Alto Alentejo, Verão de 1992. Entre livros e mortos, é numa pequena aldeia que Isabel passa os seus dias. Dos primeiros guarda as histórias, mas são também as histórias que nutrem esta sua peculiar apetência por cemitérios, lugares de árvores tristes que lhe trazem as memórias daqueles que conheceu e lhe aguçam o interesse pelos muitos outros que nunca cruzaram a sua vida mas cujas histórias gosta de imaginar. Caminhando ao longo de veredas de silêncio e solidão, a sua curiosidade acabará por levá-la por caminhos imprevistos. A grande história, afinal, está ali bem ao pé, dentro de portas, protagonizada pela própria mãe. Uma história perturbadora, de contornos pouco definidos, onde cabem a intriga, a mentira, o preconceito, a maldade e o medo e onde se cruzam, paredes adentro, aqueles que detêm o poder de fazer valer a moral e os bons costumes, com o numeroso rebanho de gente humilde e submissa que se verga à sua passagem.

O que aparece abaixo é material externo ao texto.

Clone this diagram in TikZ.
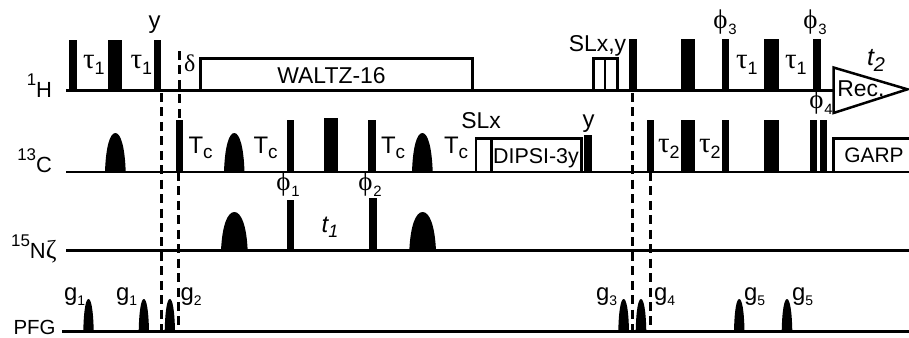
\documentclass[tikz,border=0pt]{standalone}
\usepackage{fontspec}
\setmainfont{Liberation Sans}
\newfontfamily\grk{Liberation Serif}
\newcommand{\px}[1]{\fontsize{#1}{#1}\selectfont}
\newcommand{\low}[2]{\raisebox{-#1pt}{\px{18}#2}}
\newcommand{\hi}[1]{\raisebox{12pt}{\px{17}#1}}
\newcommand{\tauL}[1]{{\grk\px{29}τ}\low{7}{#1}}
\newcommand{\phiL}[1]{{\grk\px{27}ϕ}\hspace{1pt}\low{6}{\px{15}#1}}
\newcommand{\gL}[1]{{\px{24}g}\low{6}{\px{14}#1}}
\newcommand{\TcL}{{\px{24}T}\low{6}{\px{19}c}}
\newcommand{\pulse}[4]{\fill (#1,#4) rectangle (#2,#3);}
\newcommand{\shaped}[4]{\fill (#1,#4) .. controls ({#1+0.04*(#2-#1)},{#3+0.35*(#4-#3)}) and ({#1+0.24*(#2-#1)},#3) .. ({(#1+#2)/2},#3) .. controls ({#2-0.24*(#2-#1)},#3) and ({#2-0.04*(#2-#1)},{#3+0.35*(#4-#3)}) .. (#2,#4) -- cycle;}
\tikzset{
  rail/.style={line width=2.6pt,black},
  outline/.style={line width=2.5pt,black,line join=miter},
  dashline/.style={line width=2.7pt,black,dash pattern=on 9pt off 5.5pt},
  lab/.style={anchor=base,inner sep=0pt,outer sep=0pt,text=black,font=\px{23}},
}
\begin{document}
\begin{tikzpicture}[x=1bp,y=-1bp,every path/.append style={line cap=butt}]
\useasboundingbox[fill=white] (0,0) rectangle (909,337);
% dashed guides
\draw[dashline] (161.5,93) -- (161.5,331);
\draw[dashline] (179.3,51) -- (179.3,120);
\draw[dashline] (178.5,172) -- (178.5,331);
\draw[dashline] (632.8,93) -- (632.8,334);
\draw[dashline] (650.7,172) -- (650.7,331);
% rails
\draw[rail] (66,90.7) -- (833,90.7);
\draw[rail] (66,172) -- (909,172);
\draw[rail] (66,250.7) -- (909,250.7);
\draw[rail] (62,331.5) -- (909,331.5);
% 1H pulses
\pulse{69}{76.7}{39.5}{91}
\pulse{108}{122.3}{39.5}{91}
\pulse{154}{161.3}{39.5}{91}
\pulse{629.3}{636.7}{39}{91}
\pulse{680.7}{695.3}{39}{91}
\pulse{721.7}{729}{39}{91}
\pulse{764}{778.7}{39}{91}
\pulse{813.3}{820.7}{39}{91}
% 1H boxes
\draw[outline] (200.5,90.7) -- (200.5,58.3) -- (472.7,58.3) -- (472.7,90.7);
\draw[outline] (593.5,90.7) -- (593.5,58.3) -- (617.5,58.3) -- (617.5,90.7);
\draw[line width=1.8pt] (605.3,58.3) -- (605.3,90.7);
% receiver
\fill[white] (833.5,67.5) -- (907,89) -- (833.5,113) -- cycle;
\draw[outline] (833.5,67.5) -- (907.5,89.3) -- (833.5,113) -- cycle;
% 13C pulses
\shaped{105}{125.7}{133}{172}
\pulse{176}{183.3}{120}{172}
\shaped{224}{244.5}{133}{172}
\pulse{286.5}{293.7}{120}{172}
\pulse{324}{338.3}{118}{172}
\pulse{368.3}{376.3}{120}{172}
\shaped{412}{432.7}{133}{172}
\pulse{584}{591.7}{135}{172}
\pulse{647.3}{654.3}{120}{172}
\pulse{680.7}{695.3}{120}{172}
\pulse{721.7}{729}{120}{172}
\pulse{764}{778.7}{120}{172}
\pulse{810}{816.7}{120}{172}
\pulse{820}{827.3}{120}{172}
% 13C boxes
\draw[outline] (476,172) -- (476,138.3) -- (581.7,138.3) -- (581.7,172);
\draw[outline] (491.3,138.3) -- (491.3,172);
\draw[outline] (833.5,172) -- (833.5,138.3) -- (909,138.3);
% 15N
\shaped{221}{247.7}{212}{251}
\pulse{286.5}{294}{200}{251}
\pulse{368.5}{376.5}{198}{251}
\shaped{409.3}{436}{212}{251}
% PFG
\shaped{83.3}{93.7}{299}{331}
\shaped{138.7}{149}{299}{331}
\shaped{164.7}{175}{299}{331}
\shaped{618.3}{629}{299}{331}
\shaped{635.7}{646.3}{299}{331}
\shaped{734}{744.5}{299}{331}
\shaped{781.7}{792.3}{299}{331}
% channel labels
\node[lab,anchor=base east,font=\px{22}] (lh) at (52,97.5) {\hi{1}H};
\node[lab,anchor=base east,font=\px{22}] (lc) at (52,172) {\hi{13}C};
\node[lab,anchor=base east,font=\px{22}] (ln) at (56.5,258) {\hi{15}N{\grk\px{26}ζ}};
\node[lab,anchor=base east,font=\px{20.5}] (lp) at (55.5,334.5) {PFG};
% 1H labels
\node[lab,font=\px{24}] (ty) at (154.5,28) {y};
\node[lab,anchor=base west] (t1a) at (83,68) {\tauL{1}};
\node[lab,anchor=base west] (t1b) at (130.5,68) {\tauL{1}};
\node[lab,anchor=base west] (dl) at (184,71.5) {{\grk\px{24}δ}};
\node[lab] (wz) at (331.5,83.3) {WALTZ-16};
\node[lab] (slxy) at (597.5,51.5) {SLx,y};
\node[lab] (p3a) at (725,28.5) {\phiL{3}};
\node[lab,anchor=base west] (t1c) at (736,68) {\tauL{1}};
\node[lab,anchor=base west] (t1d) at (785,68) {\tauL{1}};
\node[lab] (p3b) at (815,28.5) {\phiL{3}};
\node[lab] (t2l) at (876,65) {{\itshape\px{25}t}\low{7}{\itshape\px{20}2}};
\node[lab] (rec) at (861,96.5) {Rec.};
% 13C labels
\node[lab,anchor=base west] (tc1) at (188.5,153) {\TcL};
\node[lab,anchor=base west] (tc2) at (253.5,153) {\TcL};
\node[lab,anchor=base west] (tc3) at (381,153) {\TcL};
\node[lab,anchor=base west] (tc4) at (444,153) {\TcL};
\node[lab] (slx) at (481,128) {SLx};
\node[lab,font=\px{21.5}] (dip) at (536,163) {DIPSI-3y};
\node[lab,font=\px{24}] (yy) at (588.5,127) {y};
\node[lab,anchor=base west] (t2a) at (658,152) {\tauL{2}};
\node[lab,anchor=base west] (t2b) at (699,152) {\tauL{2}};
\node[lab] (p4) at (821,108.5) {\phiL{4}};
\node[lab,font=\px{21}] (garp) at (874,162.5) {GARP};
% 15N labels
\node[lab] (p1) at (288,190.5) {\phiL{1}};
\node[lab] (p2) at (370,190.5) {\phiL{2}};
\node[lab] (t1l) at (330,232) {{\itshape\px{24}t}\low{6}{\itshape\px{18}1}};
% PFG labels
\node[lab,anchor=base west] (g1a) at (64,300) {\gL{1}};
\node[lab,anchor=base west] (g1b) at (116,300) {\gL{1}};
\node[lab,anchor=base west] (g2) at (180.5,300) {\gL{2}};
\node[lab,anchor=base west] (g3) at (596,300) {\gL{3}};
\node[lab,anchor=base west] (g4) at (654,300) {\gL{4}};
\node[lab,anchor=base west] (g5a) at (744,300) {\gL{5}};
\node[lab,anchor=base west] (g5b) at (792,300) {\gL{5}};
\end{tikzpicture}
\end{document}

É por demais sabido que não basta ter na mão os ingredientes certos, tão pouco ser-se detentor de recursos de escrita que segurem habilmente o complexo exercício de alinhar uma palavra a seguir a outra, para que daí resulte um bom livro. Haverá sempre um propósito naquilo que se escreve e na forma como é escrito que se transforma em objecto de escrutínio por parte do leitor e que o leva, no “deve e haver” desse investimento chamado leitura, a dar por bem ou mal empregue o tempo à roda do livro. No caso de “O Lugar das Árvores Tristes”, com muita pena minha, o balanço não é positivo. A desconfiança instalou-se desde as primeiras páginas e foi-se avolumando graças à forma pouco subtil como a história é contada. No preciso momento em que a imagem de uma santa aterra com força na cabeça de uma mulher, matando-a, o livro morreu para mim.

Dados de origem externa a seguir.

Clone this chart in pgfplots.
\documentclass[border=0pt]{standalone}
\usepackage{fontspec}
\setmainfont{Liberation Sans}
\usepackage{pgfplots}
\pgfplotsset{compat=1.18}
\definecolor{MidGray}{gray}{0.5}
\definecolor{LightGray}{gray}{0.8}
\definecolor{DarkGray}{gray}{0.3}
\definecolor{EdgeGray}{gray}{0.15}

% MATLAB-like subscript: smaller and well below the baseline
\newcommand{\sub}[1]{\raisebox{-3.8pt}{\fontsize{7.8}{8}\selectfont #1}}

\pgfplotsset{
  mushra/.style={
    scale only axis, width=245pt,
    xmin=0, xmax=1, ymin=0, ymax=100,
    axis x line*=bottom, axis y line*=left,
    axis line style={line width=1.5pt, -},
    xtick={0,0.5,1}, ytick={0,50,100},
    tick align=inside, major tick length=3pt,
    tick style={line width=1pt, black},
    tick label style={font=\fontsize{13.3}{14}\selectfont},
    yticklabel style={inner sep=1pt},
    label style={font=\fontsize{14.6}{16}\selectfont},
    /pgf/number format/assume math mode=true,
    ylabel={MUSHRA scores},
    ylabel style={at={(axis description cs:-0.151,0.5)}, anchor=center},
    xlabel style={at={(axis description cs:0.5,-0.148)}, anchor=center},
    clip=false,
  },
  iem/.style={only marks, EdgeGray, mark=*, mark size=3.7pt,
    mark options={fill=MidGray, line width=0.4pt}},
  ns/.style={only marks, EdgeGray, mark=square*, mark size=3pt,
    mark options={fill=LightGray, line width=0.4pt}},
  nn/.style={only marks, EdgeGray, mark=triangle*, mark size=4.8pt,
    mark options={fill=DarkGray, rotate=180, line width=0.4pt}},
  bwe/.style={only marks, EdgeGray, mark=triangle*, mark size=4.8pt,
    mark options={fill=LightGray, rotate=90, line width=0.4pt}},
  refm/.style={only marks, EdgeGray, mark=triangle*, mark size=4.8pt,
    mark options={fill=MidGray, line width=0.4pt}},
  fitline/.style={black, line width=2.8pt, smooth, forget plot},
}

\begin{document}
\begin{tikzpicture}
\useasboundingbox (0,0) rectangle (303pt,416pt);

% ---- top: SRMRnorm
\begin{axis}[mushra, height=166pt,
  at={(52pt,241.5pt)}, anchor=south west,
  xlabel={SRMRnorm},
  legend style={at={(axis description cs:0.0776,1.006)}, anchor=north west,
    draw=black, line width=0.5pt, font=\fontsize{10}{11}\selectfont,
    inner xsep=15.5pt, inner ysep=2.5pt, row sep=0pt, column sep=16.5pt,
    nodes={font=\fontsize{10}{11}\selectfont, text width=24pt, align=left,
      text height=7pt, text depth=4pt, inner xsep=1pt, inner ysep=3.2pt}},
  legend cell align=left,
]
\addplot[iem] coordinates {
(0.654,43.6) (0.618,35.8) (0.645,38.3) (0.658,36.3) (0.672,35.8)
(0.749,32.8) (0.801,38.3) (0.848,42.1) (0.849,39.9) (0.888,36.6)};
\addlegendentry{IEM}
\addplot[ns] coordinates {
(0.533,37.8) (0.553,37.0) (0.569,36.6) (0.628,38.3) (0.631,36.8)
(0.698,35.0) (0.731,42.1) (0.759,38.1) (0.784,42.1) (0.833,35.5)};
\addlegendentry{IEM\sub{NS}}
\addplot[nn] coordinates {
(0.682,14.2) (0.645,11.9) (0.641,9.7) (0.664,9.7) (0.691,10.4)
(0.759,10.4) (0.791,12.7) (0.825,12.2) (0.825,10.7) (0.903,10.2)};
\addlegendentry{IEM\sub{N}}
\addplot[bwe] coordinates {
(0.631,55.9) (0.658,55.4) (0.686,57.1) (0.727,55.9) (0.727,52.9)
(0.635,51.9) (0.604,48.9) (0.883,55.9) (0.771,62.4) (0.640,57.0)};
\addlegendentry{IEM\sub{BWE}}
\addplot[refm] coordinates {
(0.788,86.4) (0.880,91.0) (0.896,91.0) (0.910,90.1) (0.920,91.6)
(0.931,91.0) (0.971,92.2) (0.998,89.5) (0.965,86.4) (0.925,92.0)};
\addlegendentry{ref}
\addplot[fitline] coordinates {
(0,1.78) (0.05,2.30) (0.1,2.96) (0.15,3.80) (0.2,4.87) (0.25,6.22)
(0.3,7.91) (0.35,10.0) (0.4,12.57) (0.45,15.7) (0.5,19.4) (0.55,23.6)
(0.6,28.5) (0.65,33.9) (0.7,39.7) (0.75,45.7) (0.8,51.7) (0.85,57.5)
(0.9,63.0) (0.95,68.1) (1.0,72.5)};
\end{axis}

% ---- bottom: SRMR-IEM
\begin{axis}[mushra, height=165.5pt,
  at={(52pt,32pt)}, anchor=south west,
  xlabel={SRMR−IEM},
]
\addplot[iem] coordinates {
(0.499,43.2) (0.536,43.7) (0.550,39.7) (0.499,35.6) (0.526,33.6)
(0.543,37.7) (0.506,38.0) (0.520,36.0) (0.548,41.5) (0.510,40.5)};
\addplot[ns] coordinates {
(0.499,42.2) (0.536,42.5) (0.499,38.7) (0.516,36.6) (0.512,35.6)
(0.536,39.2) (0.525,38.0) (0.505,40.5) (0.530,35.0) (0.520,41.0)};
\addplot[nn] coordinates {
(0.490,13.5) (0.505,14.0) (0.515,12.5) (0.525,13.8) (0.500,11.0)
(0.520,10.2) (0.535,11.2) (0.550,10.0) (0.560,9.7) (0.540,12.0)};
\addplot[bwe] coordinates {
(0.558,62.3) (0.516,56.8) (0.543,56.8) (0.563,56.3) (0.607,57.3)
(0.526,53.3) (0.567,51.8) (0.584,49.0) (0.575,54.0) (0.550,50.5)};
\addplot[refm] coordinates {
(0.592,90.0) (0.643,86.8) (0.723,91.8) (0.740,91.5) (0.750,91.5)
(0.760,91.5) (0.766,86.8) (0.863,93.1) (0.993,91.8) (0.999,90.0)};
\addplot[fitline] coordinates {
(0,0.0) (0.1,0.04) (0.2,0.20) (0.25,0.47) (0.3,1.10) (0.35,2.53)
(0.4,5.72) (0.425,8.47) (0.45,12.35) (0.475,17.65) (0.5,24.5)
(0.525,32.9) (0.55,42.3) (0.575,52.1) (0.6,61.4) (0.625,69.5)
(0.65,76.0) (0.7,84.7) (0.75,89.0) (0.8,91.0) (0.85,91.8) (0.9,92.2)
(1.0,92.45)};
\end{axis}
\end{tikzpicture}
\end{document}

Falta a Lénia Rufino e a este seu “O Lugar das Árvores Tristes” a perspicácia para seguir com a trama de forma a que o interesse pela história vá crescendo e se afirme no coração do leitor como uma urgência. O domínio das personagens revela-se escasso e, não raramente, a autora vê-se obrigada a “guinar” com a história, dando nota da sua inexperiência na arte da “condução”. A previsibilidade acaba por se assumir como a grande marca do livro, retirando a emoção e o prazer ao virar de cada página. Ainda que alinhada com os que sofrem no corpo e na alma as agruras dos crimes de que foram vítimas, mesmo fazendo brotar das páginas a raiva que as situações implicam, a necessária denúncia e a reparação que se exige, Lénia Rufino mostra-se incapaz de fugir ao discurso resignado e à fuga como forma de reagir à adversidade. Merece-me respeito a autora pela coragem de abordar um tema tão sensível nesta sua incursão inaugural no romance, mas não consigo ir além disto perante um livro que me irritou mais do que me agradou.